На верхнем листе была фотография оторванной руки, на ладони отчетливо виднелась коричневая круглая татуировка.

— Мы проконсультировались с экспертами, — продолжал Россинг. — Они сказали, что такая форма татуировки типична для хазарейцев.[7] Эта народность проживает в основном в Афганистане. Они ненавидят Талибан и боятся его по ряду причин. И вот еще… — Он указал на бледную полоску металла на одном из пальцев кисти. — Это золотое кольцо. Талибы не носят золото. Вывод: это женская кисть и не может принадлежать террористу-смертнику.

В голове Томаса Бука образовалась звенящая пустота. Потом он наконец задал главный вопрос:

— Премьер-министр знал об этом?

Флемминг Россинг закрыл глаза.

— Официально нет.

— Но ему сообщили?

Короткий смех.

— Вы разве сами еще не поняли? Герт знает то, что ему никогда не говорили. Ему оказывают услуги, о которых он никогда не просил. Вот почему он премьер-министр. Человек, облеченный высшей властью. Тот, кому подчиняемся мы все.

Он встал.

— Почему вы решили рассказать мне об этом? — спросил Бук.

— Вы же этого от меня и добивались.

— Да, но почему? Почему теперь?

— Бедный мой Бук, — произнес Россинг, тряхнув головой. — Разве вы не чувствуете, что все кончено? — Он кивнул на бумаги. — Это вам, поступайте с ними, как сочтете нужным.

После ухода Россинга Бук еще минут пять обдумывал услышанное. Затем он попросил грузчиков ненадолго прерваться, позвал Плоуга и Карину и усадил их за стол.

— Что случилось? — насторожился Плоуг.

— Мы изменяем стратегию, — сказал Бук, кладя перед ними полученные от Россинга бумаги.

— Россинг вышел от вас с таким мрачным видом, что ничего хорошего ждать не приходится, — проворчал чиновник. — Вы хотите сказать, что вы с ним объединяетесь против Грю-Эриксена?

— Прочитайте, что он мне принес, — потребовал Бук.

Они оба рассмотрели снимок кисти с татуировкой и прочитали приложенный к нему отчет экспертов.

— Вы думаете, Россингу можно доверять? — спросила Карина. — Он вас столько раз обманывал, подставлял. Вряд ли ему известно, что такое угрызения совести.

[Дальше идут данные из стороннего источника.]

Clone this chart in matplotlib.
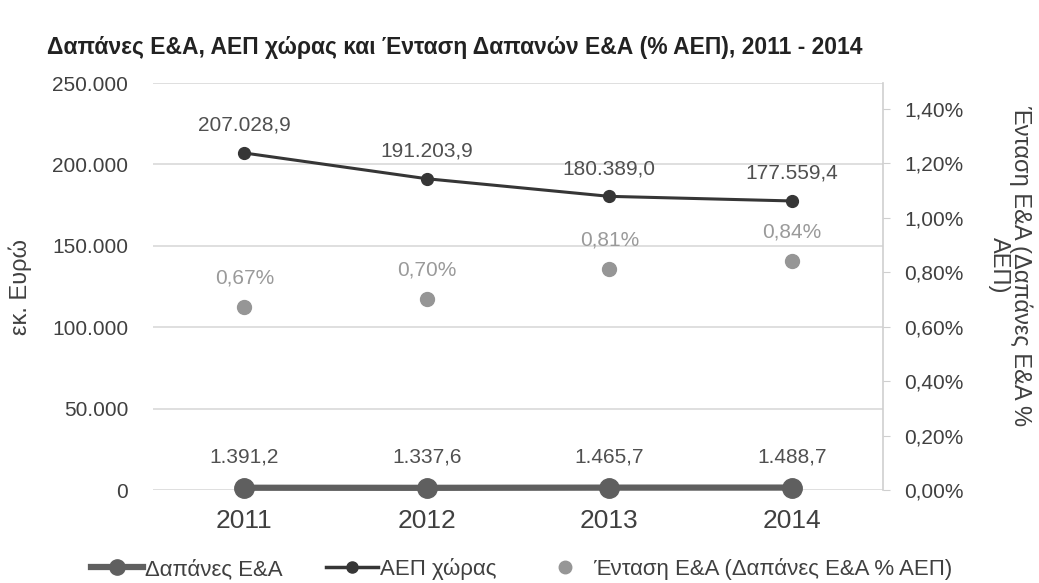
import matplotlib
matplotlib.use("Agg")
import matplotlib.pyplot as plt
from matplotlib.ticker import FuncFormatter, MultipleLocator
from matplotlib.lines import Line2D

plt.rcParams['font.family'] = ['Liberation Sans', 'DejaVu Sans']

# data
years = ['2011', '2012', '2013', '2014']
dapanes = [1391.2, 1337.6, 1465.7, 1488.7]          # εκ. Ευρώ
aep = [207028.9, 191203.9, 180389.0, 177559.4]      # εκ. Ευρώ
entasi = [0.0067, 0.0070, 0.0081, 0.0084]           # % ΑΕΠ
entasi_lbl = ['0,67%', '0,70%', '0,81%', '0,84%']


def gr_num(v, dec=1):
    s = f"{v:,.{dec}f}"
    return s.replace(',', 'X').replace('.', ',').replace('X', '.')


fig = plt.figure(figsize=(10.39, 5.83), dpi=100)
ax = fig.add_axes([0.1473, 0.1595, 0.7026, 0.6981])
ax2 = ax.twinx()

x = range(len(years))

# left axis
ax.set_xlim(-0.5, 3.5)
ax.set_ylim(0, 250000)
ax.yaxis.set_major_locator(MultipleLocator(50000))
ax.yaxis.set_major_formatter(FuncFormatter(lambda v, p: gr_num(v, 0)))
ax.grid(axis='y', color='#d9d9d9', linewidth=1.2)
ax.set_axisbelow(True)
ax.set_xticks(list(x))
ax.set_xticklabels(years, fontsize=19, color='#404040')
ax.tick_params(axis='x', length=0, pad=14)
ax.tick_params(axis='y', length=0, labelsize=15, colors='#404040', pad=18)
for s in ['top', 'left', 'right', 'bottom']:
    ax.spines[s].set_visible(False)
ax.set_ylabel('εκ. Ευρώ', fontsize=17, color='#404040', labelpad=14)

# right axis
ax2.set_ylim(0, 0.01494)
ax2.yaxis.set_major_locator(MultipleLocator(0.002))
ax2.yaxis.set_major_formatter(FuncFormatter(lambda v, p: f"{v*100:.2f}".replace('.', ',') + '%'))
ax2.tick_params(axis='y', length=5, color='#cfcfcf', labelsize=15, labelcolor='#404040', pad=10)
for s in ['top', 'left', 'bottom']:
    ax2.spines[s].set_visible(False)
ax2.spines['right'].set_color('#cfcfcf')
ax2.spines['right'].set_linewidth(1.2)
fig.text(0.972, 0.545, 'Ένταση Ε&Α (Δαπάνες Ε&Α %\nΑΕΠ)', fontsize=17, color='#404040',
         rotation=270, ha='center', va='center', multialignment='center', linespacing=0.95)

# series
ax.plot(x, dapanes, color='#5f5f5f', linewidth=4.5, marker='o', markersize=14,
        zorder=5, clip_on=False)
ax.plot(x, aep, color='#363636', linewidth=2.2, marker='o', markersize=8.5, zorder=5)
ax2.scatter(x, entasi, color='#969696', s=100, zorder=5)

for i in x:
    ax.annotate(gr_num(aep[i]), (i, aep[i]), xytext=(0, 20), textcoords='offset points',
                ha='center', va='center', fontsize=15, color='#505050')
    ax.annotate(gr_num(dapanes[i]), (i, dapanes[i]), xytext=(0, 22), textcoords='offset points',
                ha='center', va='center', fontsize=15, color='#505050')
    ax2.annotate(entasi_lbl[i], (i, entasi[i]), xytext=(0, 21), textcoords='offset points',
                 ha='center', va='center', fontsize=15, color='#9a9a9a')

fig.text(0.045, 0.918, 'Δαπάνες Ε&Α, ΑΕΠ χώρας και Ένταση Δαπανών Ε&Α (% ΑΕΠ), 2011 - 2014',
         fontsize=16.5, fontweight='bold', color='#222222', va='center')

handles = [
    Line2D([], [], color='#5f5f5f', linewidth=4.5, marker='o', markersize=11),
    Line2D([], [], color='#363636', linewidth=2.5, marker='o', markersize=8),
    Line2D([], [], color='#969696', linestyle='none', marker='o', markersize=9),
]
labels = ['Δαπάνες Ε&Α', 'ΑΕΠ χώρας', 'Ένταση Ε&Α (Δαπάνες Ε&Α % ΑΕΠ)']
leg = fig.legend(handles, labels, loc='center', bbox_to_anchor=(0.502, 0.024), ncol=3,
                 frameon=False, fontsize=16, handlelength=2.34, handletextpad=0.09,
                 columnspacing=1.95, borderpad=0)
for t in leg.get_texts():
    t.set_color('#404040')

fig.savefig('out.png', dpi=100)
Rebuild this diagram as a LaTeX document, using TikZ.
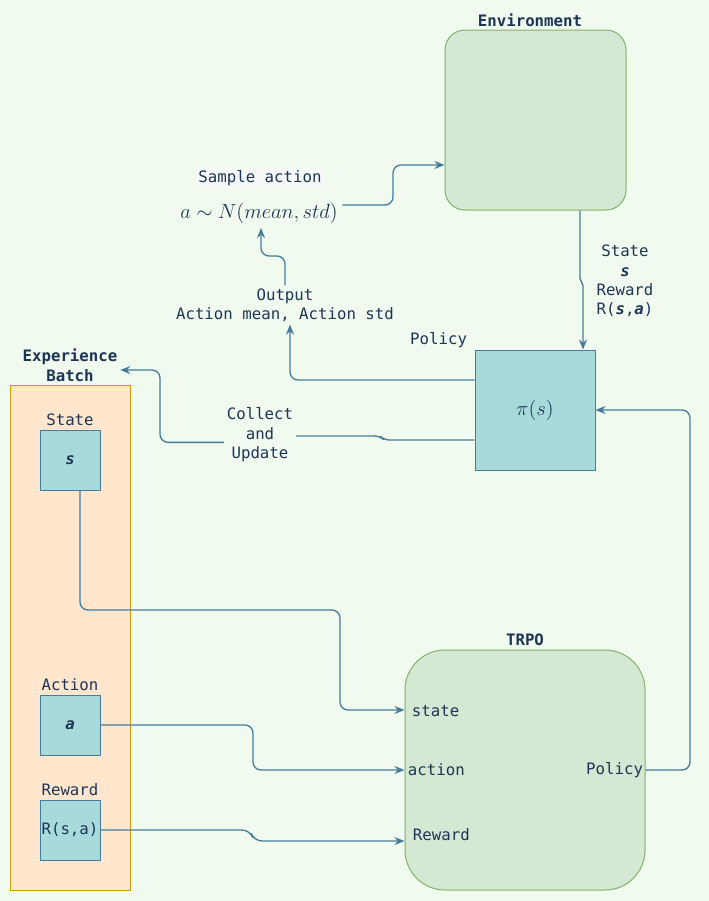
\RequirePackage{fix-cm}
\documentclass[tikz,border=0pt]{standalone}
\usepackage{fontspec}
\setmonofont{DejaVu Sans Mono}
\usetikzlibrary{arrows.meta}

\definecolor{bgmint}{HTML}{F1FAEE}
\definecolor{ink}{HTML}{1D3557}
\definecolor{wire}{HTML}{457B9D}
\definecolor{tealfill}{HTML}{A8DADC}
\definecolor{greenfill}{HTML}{D5E8D4}
\definecolor{greenline}{HTML}{82B366}
\definecolor{orangefill}{HTML}{FFE6CC}
\definecolor{orangeline}{HTML}{D79B00}
\definecolor{hilite}{HTML}{F7F9F9}

\tikzset{
    lbl/.style={font=\ttfamily\fontsize{11.8}{14.6}\selectfont, text=ink, inner sep=2pt},
    title/.style={lbl, font=\ttfamily\bfseries\fontsize{11.8}{14.6}\selectfont},
    mathtxt/.style={font=\fontsize{15.4}{17}\selectfont, text=ink},
    roundbox/.style={draw=greenline, fill=greenfill, line width=0.75pt, rounded corners=15pt},
    tealbox/.style={draw=wire, fill=tealfill, line width=0.75pt},
    conn/.style={draw=wire, line width=1pt, rounded corners=6pt, -{Stealth[length=7.5pt,width=6pt]}},
    wireonly/.style={draw=wire, line width=1pt, rounded corners=4pt}
}

\begin{document}
\begin{tikzpicture}[x=0.75pt, y=-0.75pt]
        % canvas
        \fill[bgmint] (0,0) rectangle (709,901);
        \useasboundingbox (0,0) rectangle (709,901);

        % environment
        \node[roundbox, minimum width=135.75pt, minimum height=135pt] (env) at (535.5,120) {};
        \node[title] (envlbl) at (530,20) {Environment};

        % action sampling
        \node[lbl, fill=hilite] (sample) at (260,178) {Sample action};
        \node[mathtxt] (dist) at (259,213) {$a\sim N(mean,std)$};

        % policy
        \node[tealbox, minimum size=90pt, mathtxt] (pol) at (535,410) {$\pi(s)$};
        \node[lbl, anchor=east] (pollbl) at (470,340) {Policy};
        \node[lbl, align=center] (obs) at (625,281)
            {State\\\textbf{\textit{s}}\\Reward\\R(\textbf{\textit{s}},\textbf{\textit{a}})};
        \node[lbl, align=center] (out) at (285,305) {Output\\Action mean, Action std};
        \node[lbl, align=center] (coll) at (260,435) {Collect\\and\\Update};

        % experience batch
        \node[title, align=center] (ebl) at (70,365) {Experience\\Batch};
        \node[draw=orangeline, fill=orangefill, line width=0.75pt,
              minimum width=90pt, minimum height=378.75pt] (batch) at (70,637.5) {};
        \node[tealbox, minimum size=45pt, lbl] (st) at (70,460) {\textbf{\textit{s}}};
        \node[lbl] (stlbl) at (70,420) {State};
        \node[tealbox, minimum size=45pt, lbl] (ac) at (70,725) {\textbf{\textit{a}}};
        \node[lbl] (aclbl) at (70,685) {Action};
        \node[tealbox, minimum size=45pt, lbl, inner sep=0pt] (rw) at (70,830) {R(s,a)};
        \node[lbl] (rwlbl) at (70,790) {Reward};

        % TRPO
        \node[roundbox, minimum size=180pt, rounded corners=30pt] (trpo) at (525,770) {};
        \node[title] (trpolbl) at (525,640) {TRPO};
        \node[lbl, anchor=west] (tin1) at (409,711) {state};
        \node[lbl, anchor=west] (tin2) at (405,770) {action};
        \node[lbl, anchor=west] (tin3) at (410,835) {Reward};
        \node[lbl, anchor=east] (tout) at (646,770) {Policy};

        % connectors
        \coordinate (d1) at (261,256);
        \draw[conn, rounded corners=1.5pt] ([xshift=33.4pt]env.south) -- ++(0,70) -- ++(3,3) -- ([xshift=36pt]pol.north);
        \draw[conn] ([yshift=6pt]dist.east) -- (393,205) -- (393,165) -- ([yshift=-33.75pt]env.west);
        \draw[conn] ([yshift=22.5pt]pol.west) -| ([xshift=3.75pt]out.south);
        \draw[conn] (out.north) |- (d1) -- (d1 |- dist.south);
        \draw[wireonly] ([yshift=-22.5pt]pol.west) -- (384,440) -- (380,436) -- ([yshift=-0.75pt]coll.east);
        \draw[conn] ([yshift=-5.5pt]coll.west) -| (160,370) -- ([yshift=-3.75pt]ebl.east);

        \draw[conn] ([xshift=7.5pt]st.south) |- (340,610) |- ([yshift=45pt]trpo.west);
        \draw[conn] (ac.east) -| (253,770) -- (trpo.west);
        \draw[conn] (rw.east) -- (250,830) -- (254,841) -- ([yshift=-53.25pt]trpo.west);
        \draw[conn] (trpo.east) -| (690,410) -- (pol.east);

\end{tikzpicture}
\end{document}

— Совесть тут вообще ни при чем, — ответил Бук. — Просто он напуган. И использует меня, чтобы ослабить Грю-Эриксена. Ну ладно, сейчас мне первым делом надо поговорить с Краббе. Узнайте, что там нового у Лунд. Запросите еще раз службу безопасности, полицию…

Плоуг заерзал на сиденье.

— Что? — спросил Бук.

— Эрика Кёнига отстранили от должности. По распоряжению премьер-министра.

— Пока я еще министр юстиции! Только я могу уволить Кёнига!

— А Грю-Эриксен — премьер-министр. Дело сделано, Кёниг вышел из игры. — Плоуг озадаченно наморщил нос. — Я спрашивал у него, в чем причина, но он не сказал. О том, кто его заменит, станет известно только завтра. Ох, не нравится мне все это…


Допрашивать Согарда Брикс поручил Мадсену. Майор был без мундира, в форменной рубашке, берет лежал рядом на столе. Испуганным он больше не выглядел.

— Это смешно, — возмущался Согард. — Я уже сто раз вам сказал: шкафчик мой, но я не пользовался им несколько месяцев. Табличка с именем ничего не значит.

— Ничего не значит?

— Вот именно.

— А телефон? — Мадсен стоял у окна и смотрел на сидящего майора сверху вниз. — В шкафу был обнаружен телефон, с помощью которого убили Грюнера.